> **Supplied data**
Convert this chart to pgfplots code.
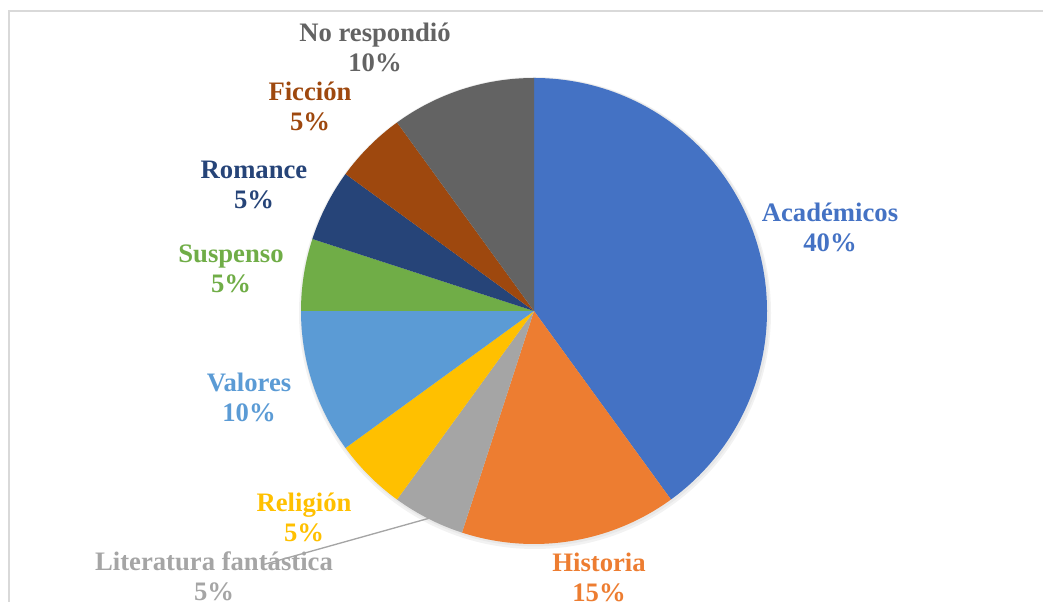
\documentclass[border=0pt]{standalone}
\usepackage{pgfplots}
\pgfplotsset{compat=1.18}
\usepackage{fontspec}
\setmainfont{Liberation Serif}
\definecolor{cA}{HTML}{4472C4}
\definecolor{cB}{HTML}{ED7D31}
\definecolor{cC}{HTML}{A5A5A5}
\definecolor{cD}{HTML}{FFC000}
\definecolor{cE}{HTML}{5B9BD5}
\definecolor{cF}{HTML}{70AD47}
\definecolor{cG}{HTML}{264478}
\definecolor{cH}{HTML}{9E480E}
\definecolor{cI}{HTML}{636363}
\definecolor{frame}{HTML}{D9D9D9}
% #1 = cumulative percentage before the slice, #2 = slice percentage, #3 = colour
\newcommand\pieslice[3]{%
  \fill[#3] (axis cs:534,291) -- ++({90-3.6*(#1)}:174.75pt)
    arc[start angle={90-3.6*(#1)}, end angle={90-3.6*((#1)+(#2))}, radius=174.75pt] -- cycle;}
\newcommand\lbl[4]{% x, y (px from top), colour, text
  \node[text=#3, align=center, inner sep=0pt, font=\fontsize{20}{22.5}\selectfont\bfseries]
    at (axis cs:#1,{602-(#2)}) {#4};}
\begin{document}
\begin{tikzpicture}
\begin{axis}[
  hide axis, scale only axis,
  width=782.25pt, height=451.5pt,
  xmin=0, xmax=1043, ymin=0, ymax=602,
  clip=false]
% frame
\draw[frame, line width=1.2pt] (axis cs:9,-5) -- (axis cs:9,591) -- (axis cs:1050,591);
% soft shadow
\fill[black!5] (axis cs:535,289) circle[radius=177pt];
\fill[black!9] (axis cs:535,290) circle[radius=175.8pt];
% slices (values in percent)
\pieslice{0}{40}{cA}
\pieslice{40}{15}{cB}
\pieslice{55}{5}{cC}
\pieslice{60}{5}{cD}
\pieslice{65}{10}{cE}
\pieslice{75}{5}{cF}
\pieslice{80}{5}{cG}
\pieslice{85}{5}{cH}
\pieslice{90}{10}{cI}
% leader line
\draw[cC, line width=1pt] (axis cs:262,{602-565}) -- (axis cs:430,{602-518});
% labels
\lbl{830}{227}{cA}{Académicos\\40\%}
\lbl{599}{577}{cB}{Historia\\15\%}
\lbl{214}{576}{cC}{Literatura fantástica\\5\%}
\lbl{304}{517}{cD}{Religión\\5\%}
\lbl{249}{397}{cE}{Valores\\10\%}
\lbl{231}{269}{cF}{Suspenso\\5\%}
\lbl{254}{185}{cG}{Romance\\5\%}
\lbl{310}{106}{cH}{Ficción\\5\%}
\lbl{375}{47}{cI}{No respondió\\10\%}
\end{axis}
\pgfresetboundingbox
\path[use as bounding box] (current axis.south west) rectangle (current axis.north east);
\end{tikzpicture}
\end{document}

> **Work instructions**
Repeat the material above verbatim. Leave the pictures behind.

> **Written reply**
Convert this chart to pgfplots code.
\documentclass[border=0pt]{standalone}
\usepackage{pgfplots}
\pgfplotsset{compat=1.18}
\usepackage{fontspec}
\setmainfont{Liberation Serif}
\definecolor{cA}{HTML}{4472C4}
\definecolor{cB}{HTML}{ED7D31}
\definecolor{cC}{HTML}{A5A5A5}
\definecolor{cD}{HTML}{FFC000}
\definecolor{cE}{HTML}{5B9BD5}
\definecolor{cF}{HTML}{70AD47}
\definecolor{cG}{HTML}{264478}
\definecolor{cH}{HTML}{9E480E}
\definecolor{cI}{HTML}{636363}
\definecolor{frame}{HTML}{D9D9D9}
% #1 = cumulative percentage before the slice, #2 = slice percentage, #3 = colour
\newcommand\pieslice[3]{%
  \fill[#3] (axis cs:534,291) -- ++({90-3.6*(#1)}:174.75pt)
    arc[start angle={90-3.6*(#1)}, end angle={90-3.6*((#1)+(#2))}, radius=174.75pt] -- cycle;}
\newcommand\lbl[4]{% x, y (px from top), colour, text
  \node[text=#3, align=center, inner sep=0pt, font=\fontsize{20}{22.5}\selectfont\bfseries]
    at (axis cs:#1,{602-(#2)}) {#4};}
\begin{document}
\begin{tikzpicture}
\begin{axis}[
  hide axis, scale only axis,
  width=782.25pt, height=451.5pt,
  xmin=0, xmax=1043, ymin=0, ymax=602,
  clip=false]
% frame
\draw[frame, line width=1.2pt] (axis cs:9,-5) -- (axis cs:9,591) -- (axis cs:1050,591);
% soft shadow
\fill[black!5] (axis cs:535,289) circle[radius=177pt];
\fill[black!9] (axis cs:535,290) circle[radius=175.8pt];
% slices (values in percent)
\pieslice{0}{40}{cA}
\pieslice{40}{15}{cB}
\pieslice{55}{5}{cC}
\pieslice{60}{5}{cD}
\pieslice{65}{10}{cE}
\pieslice{75}{5}{cF}
\pieslice{80}{5}{cG}
\pieslice{85}{5}{cH}
\pieslice{90}{10}{cI}
% leader line
\draw[cC, line width=1pt] (axis cs:262,{602-565}) -- (axis cs:430,{602-518});
% labels
\lbl{830}{227}{cA}{Académicos\\40\%}
\lbl{599}{577}{cB}{Historia\\15\%}
\lbl{214}{576}{cC}{Literatura fantástica\\5\%}
\lbl{304}{517}{cD}{Religión\\5\%}
\lbl{249}{397}{cE}{Valores\\10\%}
\lbl{231}{269}{cF}{Suspenso\\5\%}
\lbl{254}{185}{cG}{Romance\\5\%}
\lbl{310}{106}{cH}{Ficción\\5\%}
\lbl{375}{47}{cI}{No respondió\\10\%}
\end{axis}
\pgfresetboundingbox
\path[use as bounding box] (current axis.south west) rectangle (current axis.north east);
\end{tikzpicture}
\end{document}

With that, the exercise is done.